Gail Simone (W), J. Calafiore (A), J. Calafiore (Cover)
On sale January 13 from Dark Horse Comics
The sequel to the popular Leaving Megalopolis hits the racks this month, picking up a month after the original series ended.
Megalopolis was the safest city on the planet. Then, thanks to a mysterious gas that turned all the heroes into villains,it degenerated into one of the most dangerous. As with a lot of “end of the world” stories, the book worked well in the past due to the focus on the regular people with the villains fading into the background, used as a means to create circumstances that challenges real people to step up as heroes. This issues starts with the dredging of the river for Overlord for Southern Belle’s own nefarious needs.
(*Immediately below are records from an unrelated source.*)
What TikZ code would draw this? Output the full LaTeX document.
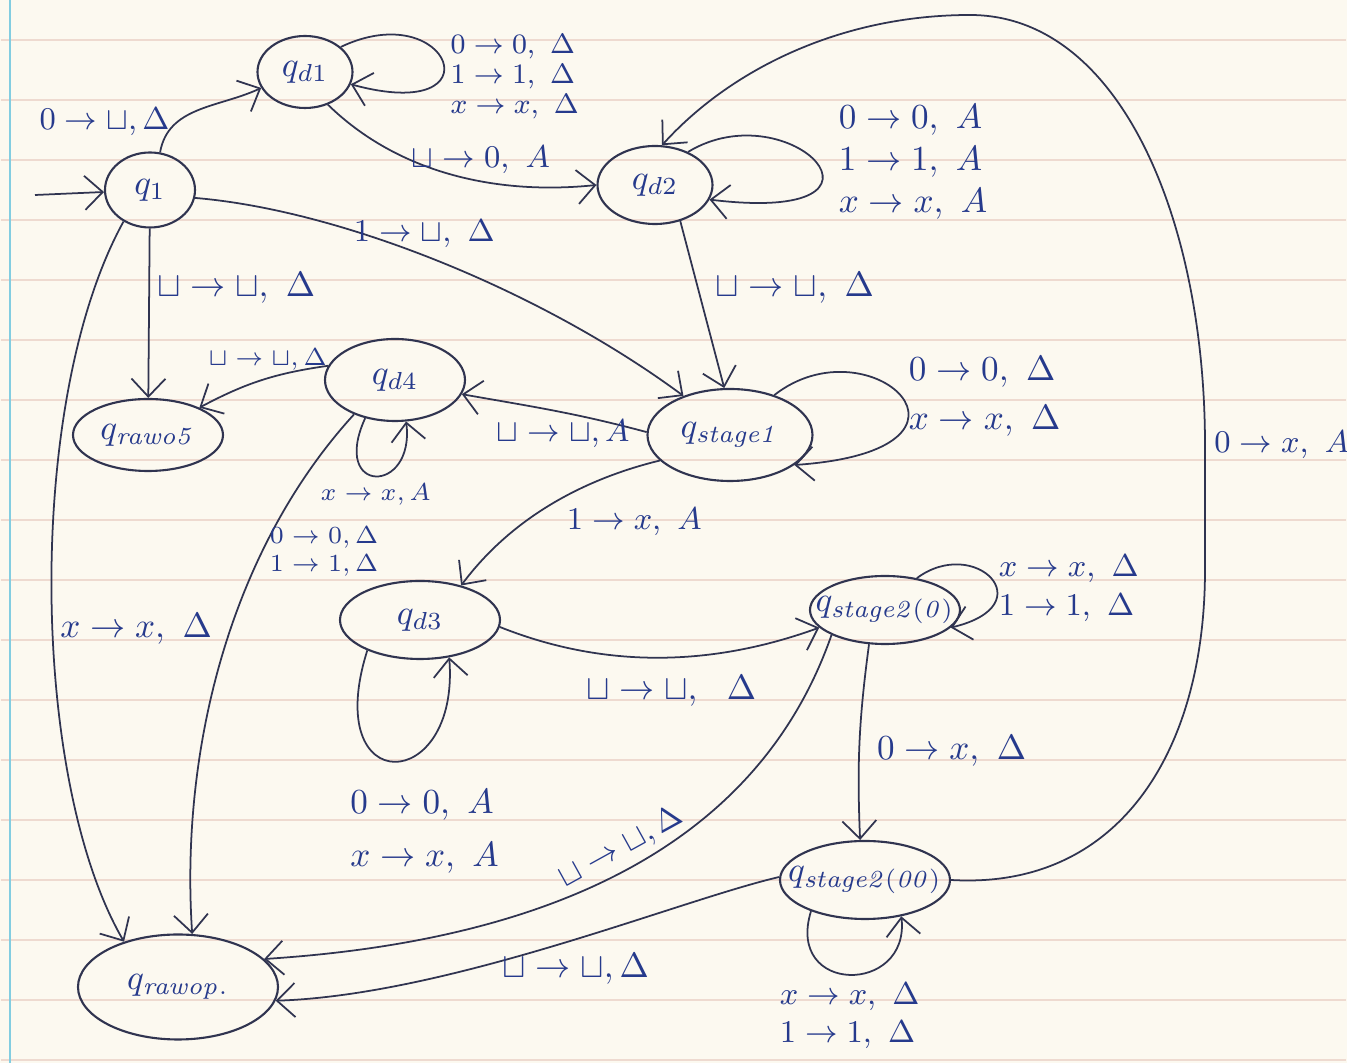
\documentclass[tikz,border=0pt]{standalone}
\usepackage{amsmath}
\usepackage{amssymb}
\usepackage{tikz}
\usetikzlibrary{shapes, arrows.meta, positioning}
\definecolor{ink}{RGB}{48,52,80}
\definecolor{blueink}{RGB}{38,58,140}
\definecolor{paper}{RGB}{252,249,240}
\definecolor{ruling}{RGB}{238,218,208}
\definecolor{margin}{RGB}{130,205,225}
\tikzstyle{tmstate} = [ellipse, draw=ink, line width=0.6pt, inner sep=0pt, text=blueink]
\tikzstyle{trans} = [draw=ink, line width=0.5pt, -{Straight Barb[length=1.8mm, width=3.4mm]}]
\tikzstyle{lbl} = [text=blueink, inner sep=2pt, align=left]

\begin{document}
\begin{tikzpicture}[node distance=2cm]
% lined paper
\useasboundingbox (0,0) rectangle (13.47,-10.63);
\fill[paper] (0,0) rectangle (13.47,-10.63);
\draw[ruling, line width=0.4pt, shift={(0,-0.4)}, xstep=20, ystep=0.6] (0.01,-10.3) grid (13.46,0.4);
\draw[margin, line width=0.8pt] (0.1,0) -- (0.1,-10.63);

% states
\node (q1) [tmstate, minimum width=0.9cm, minimum height=0.75cm] at (1.5,-1.9) {$q_1$};
\node (qd1) [tmstate, minimum width=0.95cm, minimum height=0.72cm, above of=q1, xshift=1.55cm, yshift=-0.82cm] {$q_{d1}$};
\node (qrej) [tmstate, minimum width=1.5cm, minimum height=0.72cm, below of=q1, xshift=-0.02cm, yshift=-0.45cm] {$q_{\mathit{rawo5}}$};
\node (qd4) [tmstate, minimum width=1.4cm, minimum height=0.82cm, right of=qrej, xshift=0.47cm, yshift=0.55cm] {$q_{d4}$};
\node (qd2) [tmstate, minimum width=1.15cm, minimum height=0.78cm, right of=qd1, xshift=1.5cm, yshift=-1.13cm] {$q_{d2}$};
\node (qstage1) [tmstate, minimum width=1.65cm, minimum height=0.92cm, below of=qd2, xshift=0.75cm, yshift=-0.5cm] {$q_{\mathit{stage1}}$};
\node (qd3) [tmstate, minimum width=1.6cm, minimum height=0.78cm, below of=qd4, xshift=0.25cm, yshift=-0.4cm] {$q_{d3}$};
\node (qs20) [tmstate, minimum width=1.5cm, minimum height=0.68cm, inner xsep=-0.2cm, below of=qstage1, xshift=1.55cm, yshift=0.25cm] {$q_{\mathit{stage2(0)}}$};
\node (qs200) [tmstate, minimum width=1.7cm, minimum height=0.78cm, inner xsep=-0.2cm, below of=qs20, xshift=-0.2cm, yshift=-0.7cm] {$q_{\mathit{stage2(00)}}$};
\node (qacc) [tmstate, minimum width=2cm, minimum height=1.05cm, below of=qrej, xshift=0.3cm, yshift=-3.52cm] {$q_{\mathit{rawop.}}$};
\coordinate (start) at (0.35,-1.95);

% transitions
\draw[trans] (start) -- (q1);
\draw[trans] (q1.75) to[out=80, in=205] node[lbl, left, pos=0.3, font=\small] {$0\to\sqcup,\Delta$} (qd1.200);
\draw[trans] (qd1.35) .. controls (4.5,0.05) and (5.0,-1.25) .. (qd1.-15) node[lbl, pos=0.5, right, yshift=-1.5mm, font=\footnotesize] {$0\to0,\ \Delta$\\[-1pt]$1\to1,\ \Delta$\\[-1pt]$x\to x,\ \Delta$};
\draw[trans] (qd1.-55) .. controls (4.0,-1.75) and (5.0,-1.95) .. (qd2.west) node[lbl, pos=0.6, above, font=\small] {$\sqcup\to0,\ A$};
\draw[trans] (q1.-10) .. controls (3.4,-2.1) and (5.4,-2.9) .. (qstage1.140) node[lbl, pos=0.47, above, font=\small] {$1\to\sqcup,\ \Delta$};
\draw[trans] (q1) -- (qrej) node[lbl, pos=0.35, right] {$\sqcup\to\sqcup,\ \Delta$};
\draw[trans] (q1.230) .. controls (0.25,-4.0) and (0.3,-7.8) .. (qacc.140) node[lbl, pos=0.55, right] {$x\to x,\ \Delta$};
\draw[trans] (qd2.45) .. controls (7.9,-0.9) and (9.2,-2.25) .. (qd2.-15) node[lbl, pos=0.5, right=1.5mm] {$0\to0,\ A$\\[0pt]$1\to1,\ A$\\[0pt]$x\to x,\ A$};
\draw[trans] (qd2.-55) -- (qstage1.97) node[lbl, pos=0.4, right=1mm] {$\sqcup\to\sqcup,\ \Delta$};
\draw[trans] (qs200.east) .. controls (11.2,-8.9) and (12.05,-7.5) .. (12.05,-5.7) -- (12.05,-4.45) node[lbl, right=0.5mm, inner sep=1pt, font=\small] {$0\to x,\ A$} .. controls (12.05,-2.2) and (11.2,-0.15) .. (9.7,-0.15) .. controls (8.4,-0.15) and (7.3,-0.7) .. (qd2.80);
\draw[trans] (qd4.168) to[bend right=10] node[lbl, above, pos=0.45, font=\scriptsize] {$\sqcup\to\sqcup,\Delta$} (qrej.28);
\draw[trans] (qd4.-128) .. controls (3.3,-4.95) and (4.15,-4.95) .. (qd4.-75) node[lbl, pos=0.5, below, font=\scriptsize] {$x\to x,A$};
\draw[trans] (qstage1.178) to[out=165, in=-10] node[lbl, below, pos=0.45, font=\small] {$\sqcup\to\sqcup,A$} (qd4.-12);
\draw[trans] (qstage1.42) .. controls (8.7,-3.2) and (10.1,-4.5) .. (qstage1.-25) node[lbl, pos=0.5, right] {$0\to0,\ \Delta$\\[2pt]$x\to x,\ \Delta$};
\draw[trans] (qd4.-140) .. controls (2.3,-5.5) and (1.8,-7.5) .. (qacc.75) node[lbl, pos=0.3, right, font=\scriptsize] {$0\to0,\Delta$\\$1\to1,\Delta$};
\draw[trans] (qstage1.200) .. controls (5.8,-4.8) and (5.1,-5.2) .. (qd3.40) node[lbl, pos=0.45, below right, font=\small] {$1\to x,\ A$};
\draw[trans] (qd3.-150) .. controls (3.2,-8.0) and (4.6,-7.95) .. (qd3.-52) node[lbl, pos=0.5, below=2mm, xshift=3mm] {$0\to0,\ A$\\[3pt]$x\to x,\ A$};
\draw[trans] (qd3.-5) .. controls (6.2,-6.75) and (7.3,-6.6) .. (qs20.195) node[lbl, pos=0.5, below=1mm] {$\sqcup\to\sqcup,\ \ \Delta$};
\draw[trans] (qs20.45) .. controls (9.75,-5.35) and (10.45,-6.05) .. (qs20.-15) node[lbl, pos=0.5, right, yshift=-1mm, font=\small] {$x\to x,\ \Delta$\\$1\to1,\ \Delta$};
\draw[trans] (qs20.-115) to[bend right=5] node[lbl, right=1mm, pos=0.55] {$0\to x,\ \Delta$} (qs200.97);
\draw[trans] (qs20.-155) .. controls (7.6,-8.4) and (5.6,-9.4) .. (qacc.18) node[lbl, pos=0.5, above, sloped, font=\small] {$\sqcup\to\sqcup,\Delta$};
\draw[trans] (qs200.178) .. controls (6.8,-9.0) and (4.5,-9.95) .. (qacc.-8) node[lbl, pos=0.5, below, xshift=2mm] {$\sqcup\to\sqcup,\Delta$};
\draw[trans] (qs200.-150) .. controls (7.85,-9.95) and (9.1,-9.95) .. (qs200.-45) node[lbl, pos=0.5, below, font=\small] {$x\to x,\ \Delta$\\$1\to1,\ \Delta$};
\end{tikzpicture}
\end{document}
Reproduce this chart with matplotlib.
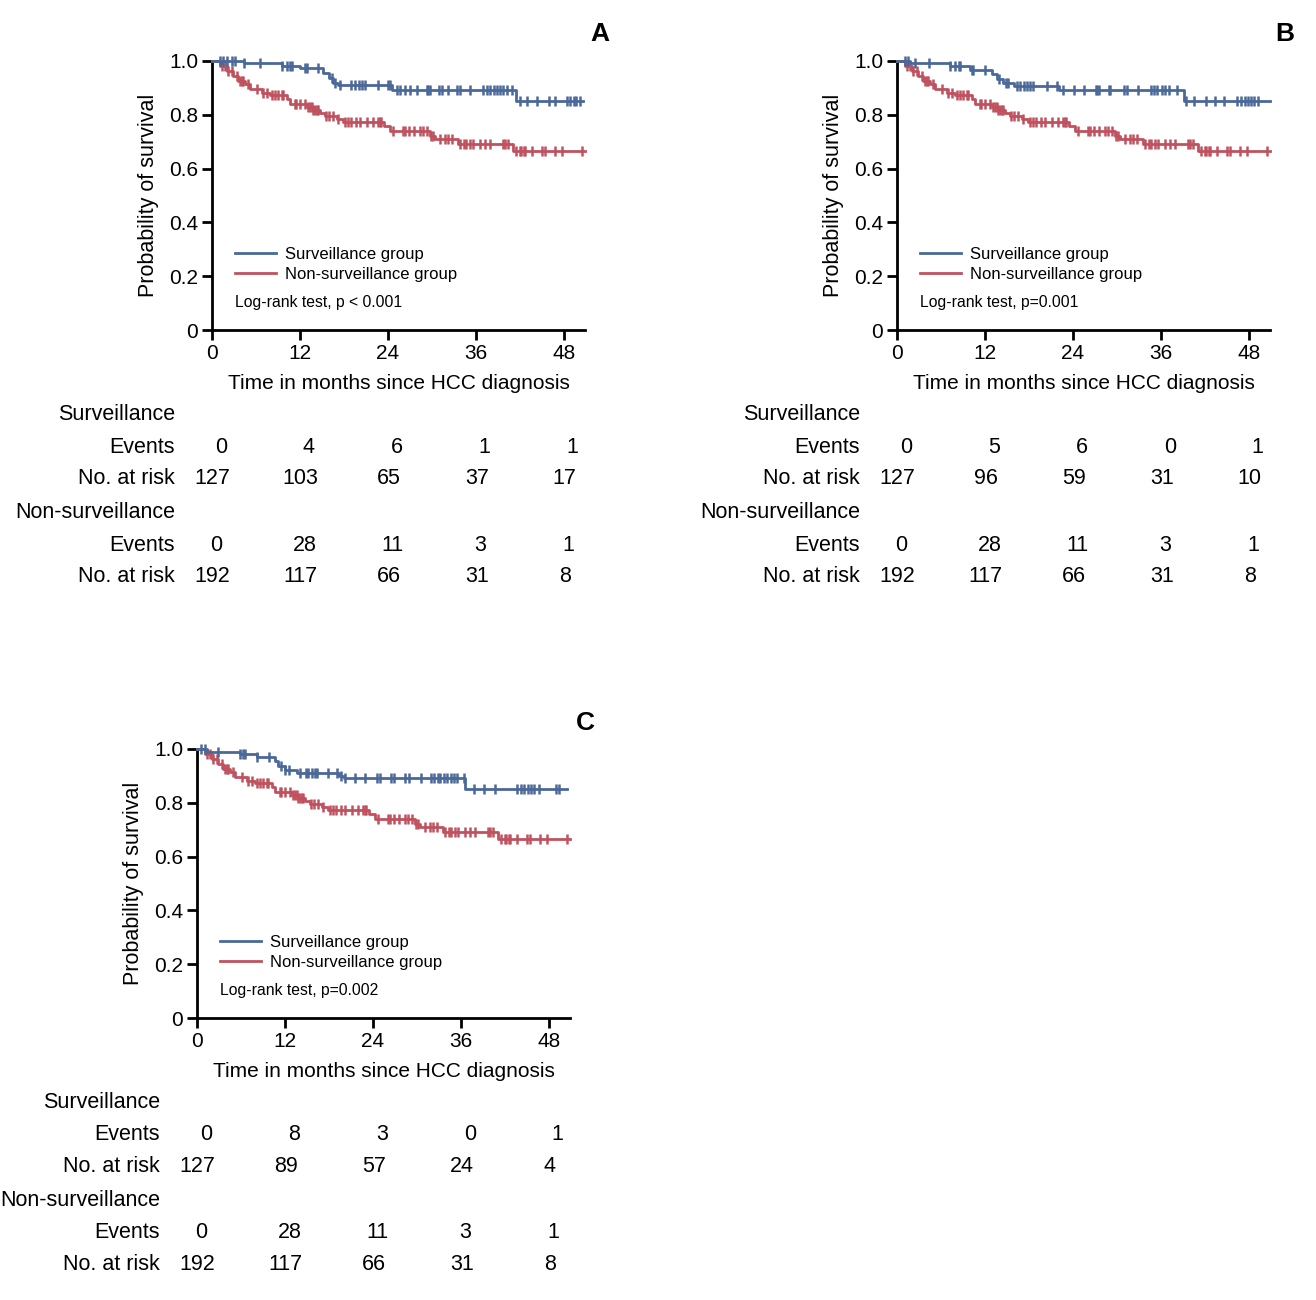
import matplotlib
matplotlib.use("Agg")
import matplotlib.pyplot as plt
import numpy as np
from matplotlib.lines import Line2D
from matplotlib.transforms import blended_transform_factory

plt.rcParams['font.family'] = ['Liberation Sans Narrow', 'Liberation Sans', 'DejaVu Sans']

BLUE = '#4a6899'
RED = '#c0525f'

# ---- data ----
time_ticks = [0, 12, 24, 36, 48]

# Non-surveillance group (same in all panels)
red_t = [0, 1.1, 2.0, 2.9, 3.6, 4.5, 5.2, 6.8, 7.9, 10.2, 10.6, 12.9, 13.8, 14.7, 15.4, 17.0, 17.9, 23.4, 24.3, 29.7, 30.4, 33.6, 41.1]
red_s = [1.0, 0.981, 0.963, 0.944, 0.926, 0.913, 0.895, 0.882, 0.872, 0.858, 0.839, 0.829, 0.817, 0.808, 0.796, 0.783, 0.773, 0.758, 0.740, 0.721, 0.709, 0.693, 0.665]
red_end = 50.9
red_cens = [1.32, 1.77, 2.23, 2.68, 3.36, 3.82, 4.05, 4.27, 4.95, 6.09, 7.0, 7.45, 8.14, 8.59, 9.05, 9.5, 9.73,
            11.3, 11.5, 12.0, 12.7, 13.1, 13.4, 13.6, 13.8, 14.0, 14.3, 14.5, 15.6, 15.9, 16.5, 17.2, 18.1, 18.6,
            19.0, 19.7, 20.2, 21.1, 22.0, 22.7, 22.9, 23.1, 24.7, 26.1, 26.3, 26.8, 27.5, 28.4, 28.8, 29.3, 29.9,
            30.2, 31.1, 31.8, 32.2, 32.7, 33.8, 34.3, 34.7, 35.2, 35.6, 36.5, 37.2, 37.9, 39.7, 40.0, 40.4, 41.5,
            42.0, 42.2, 42.5, 42.7, 43.6, 45.0, 45.4, 46.8, 47.7, 50.4]

# Surveillance group, panel A
blueA_t = [0, 4.3, 9.5, 12.0, 15.2, 15.9, 16.5, 17.2, 24.5, 41.5]
blueA_s = [1.0, 0.991, 0.983, 0.973, 0.955, 0.935, 0.920, 0.911, 0.892, 0.853]
blueA_end = 50.6
blueA_cens = [1.09, 1.55, 2.0, 2.68, 3.1, 4.3, 6.5, 9.5, 10.2, 10.6, 10.9, 12.7, 12.9, 14.5, 16.3, 16.8, 17.5,
              19.0, 19.5, 20.0, 20.4, 20.9, 22.7, 24.0, 24.3, 25.2, 25.6, 26.3, 27.0, 27.9, 29.3, 29.5, 29.7,
              30.9, 31.3, 32.2, 33.4, 33.8, 35.2, 37.0, 37.5, 37.9, 38.4, 38.8, 39.3, 39.7, 40.2, 40.9, 42.0,
              42.9, 44.3, 45.9, 46.8, 48.4, 48.8, 49.3, 49.7, 50.2]

# Surveillance group, panel B
blueB_t = [0, 1.8, 7.2, 10.0, 12.9, 13.6, 14.5, 15.9, 22.1, 39.2]
blueB_s = [1.0, 0.994, 0.981, 0.968, 0.950, 0.932, 0.919, 0.907, 0.891, 0.853]
blueB_end = 50.8
blueB_cens = [1.1, 1.55, 2.5, 4.3, 7.2, 7.9, 8.4, 8.6, 10.2, 10.4, 12.0, 13.9, 14.8, 15.2, 16.4, 16.8, 17.3,
              17.7, 18.2, 18.6, 20.5, 21.8, 22.7, 24.1, 25.5, 27.1, 27.3, 27.5, 28.9, 29.1, 30.9, 31.4, 32.8,
              34.6, 35.0, 35.5, 36.2, 36.6, 37.1, 38.2, 39.4, 40.5, 42.1, 43.3, 44.6, 46.4, 46.9, 47.4, 47.8,
              48.3, 48.7, 49.2]

# Surveillance group, panel C
blueC_t = [0, 1.3, 5.9, 8.2, 10.7, 11.1, 12.0, 13.6, 19.3, 20.0, 36.6]
blueC_s = [1.0, 0.988, 0.981, 0.971, 0.955, 0.937, 0.922, 0.912, 0.898, 0.891, 0.853]
blueC_end = 50.5
blueC_cens = [0.6, 1.1, 2.9, 5.9, 6.3, 6.6, 8.2, 9.8, 11.4, 12.0, 12.5, 14.1, 14.8, 15.2, 15.7, 16.1, 16.4,
              17.9, 19.1, 19.6, 20.2, 21.6, 22.9, 24.6, 25.0, 26.4, 26.8, 28.4, 28.9, 30.5, 31.9, 32.3, 32.8,
              33.2, 33.7, 34.1, 34.6, 35.0, 35.5, 36.4, 37.8, 39.2, 40.7, 43.7, 44.2, 44.6, 45.1, 45.5, 46.0,
              46.7, 48.9, 49.4]

# Risk tables
surv_events = {'A': ['0', '4', '6', '1', '1'], 'B': ['0', '5', '6', '0', '1'], 'C': ['0', '8', '3', '0', '1']}
surv_risk = {'A': ['127', '103', '65', '37', '17'], 'B': ['127', '96', '59', '31', '10'], 'C': ['127', '89', '57', '24', '4']}
nons_events = ['0', '28', '11', '3', '1']
nons_risk = ['192', '117', '66', '31', '8']
pvals = {'A': 'Log-rank test, p < 0.001', 'B': 'Log-rank test, p=0.001', 'C': 'Log-rank test, p=0.002'}

blue_data = {'A': (blueA_t, blueA_s, blueA_end, blueA_cens),
             'B': (blueB_t, blueB_s, blueB_end, blueB_cens),
             'C': (blueC_t, blueC_s, blueC_end, blueC_cens)}

W, H = 1316, 1300
fig = plt.figure(figsize=(W / 100, H / 100), dpi=100)

# panel geometry in pixels: left (x=0), right end, y of 0, y of 1.0
panels = {'A': (212, 585, 330, 61, (600, 33)),
          'B': (897, 1270, 330, 61, (1285, 33)),
          'C': (197, 570, 1018, 749, (585, 722))}
label_x = {'A': 175, 'B': 860, 'C': 160}


def step_value(ts, ss, x):
    idx = np.searchsorted(ts, x, side='right') - 1
    return np.asarray(ss)[idx]


def draw_curve(ax, ts, ss, end, cens, color):
    xs = list(ts) + [end]
    ys = list(ss) + [ss[-1]]
    ax.step(xs, ys, where='post', color=color, lw=2.0, clip_on=False, zorder=3)
    cy = step_value(ts, ss, np.array(cens))
    ax.plot(cens, cy, ls='none', marker='|', ms=7.5, mew=1.8, color=color, clip_on=False, zorder=3)


xmax = 48 * 373 / 352.0  # axis extends a bit beyond 48 months

for key, (x0, x1, y0, y1, letter_pos) in panels.items():
    left = x0 / W
    width = (x1 - x0) / W
    bottom = 1 - y0 / H
    height = (y0 - y1) / H
    ax = fig.add_axes([left, bottom, width, height])
    ax.set_xlim(0, xmax)
    ax.set_ylim(0, 1.0)
    for s in ['top', 'right']:
        ax.spines[s].set_visible(False)
    for s in ['left', 'bottom']:
        ax.spines[s].set_linewidth(2.0)
    ax.set_xticks(time_ticks)
    ax.set_xticklabels([str(t) for t in time_ticks])
    ax.set_yticks([0, 0.2, 0.4, 0.6, 0.8, 1.0])
    ax.set_yticklabels(['0', '0.2', '0.4', '0.6', '0.8', '1.0'])
    ax.tick_params(direction='out', length=7, width=2, labelsize=15, pad=3)
    ax.set_ylabel('Probability of survival', fontsize=15.5, labelpad=7)
    ax.set_xlabel('Time in months since HCC diagnosis', fontsize=15, labelpad=8)

    bt, bs, bend, bc = blue_data[key]
    draw_curve(ax, red_t, red_s, red_end, red_cens, RED)
    draw_curve(ax, bt, bs, bend, bc, BLUE)

    handles = [Line2D([], [], color=BLUE, lw=2), Line2D([], [], color=RED, lw=2)]
    ax.legend(handles, ['Surveillance group', 'Non-surveillance group'],
              loc='lower left', bbox_to_anchor=(0.062, 0.18), frameon=False,
              fontsize=12, handlelength=2.45, handletextpad=0.55, labelspacing=0.3,
              borderpad=0, borderaxespad=0)
    ax.text(0.062, 0.104, pvals[key], transform=ax.transAxes, fontsize=11.3,
            ha='left', va='center')

    fig.text(letter_pos[0] / W, 1 - (letter_pos[1] + 1) / H, key, fontsize=19,
             fontweight='bold', ha='center', va='center')

    # risk table
    off = y0 - 330 + 2
    rows_y = [413, 445, 477, 511, 543, 575]
    row_labels = ['Surveillance', 'Events', 'No. at risk', 'Non-surveillance', 'Events', 'No. at risk']
    lx = label_x[key] / W
    for lab, ry in zip(row_labels, rows_y):
        fig.text(lx, 1 - (ry + off) / H, lab, fontsize=15.5, ha='right', va='center')
    tr = blended_transform_factory(ax.transData, fig.transFigure)
    for vals, ry, dx in [(surv_events[key], 445, 1.2), (surv_risk[key], 477, 0.1),
                         (nons_events, 543, 0.6), (nons_risk, 575, 0.1)]:
        for t, v in zip(time_ticks, vals):
            ax.text(t + dx, 1 - (ry + off) / H, v, transform=tr, fontsize=15.5,
                    ha='center', va='center', clip_on=False)

fig.savefig('out.png', dpi=100)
Gail Simone has a talent for writing characters in a very realistic way. This may not have been apparent in the recent Swords of Sorrow event, but given Megalopolis is her world, it’s a safe bet that she brings her “A” game. The dialogue between the super gang is fun and clearly establishes the hierarchy for those new to the book. And therein lies a minor problem; the story is quite complicated which won’t bother returning fans, but with such high fan expectations, new readers, will be intrigued.
The book also sees Simone reunited with Jim Calafiore, who pencils the book with crisp clean lines that is reminiscent of George Perez. Take a look at the details of the Southern Belle’s hand for an example. The art somehow changes during the book, when the non costumed cast start to make their appearance, facial elements seem more angular. Either way, both styles look good. Calafiore provides his own inks, which regular readers of my reviews will know scores points with me. Colors are provided by Jason Wright who produces an excellent job, giving this world texture.
This is my first visit to Megalopolis, and even though there is a reputation for the place being hard to leave, it is definitely not the fact, that the bridge is out that will keep me within this cities limits.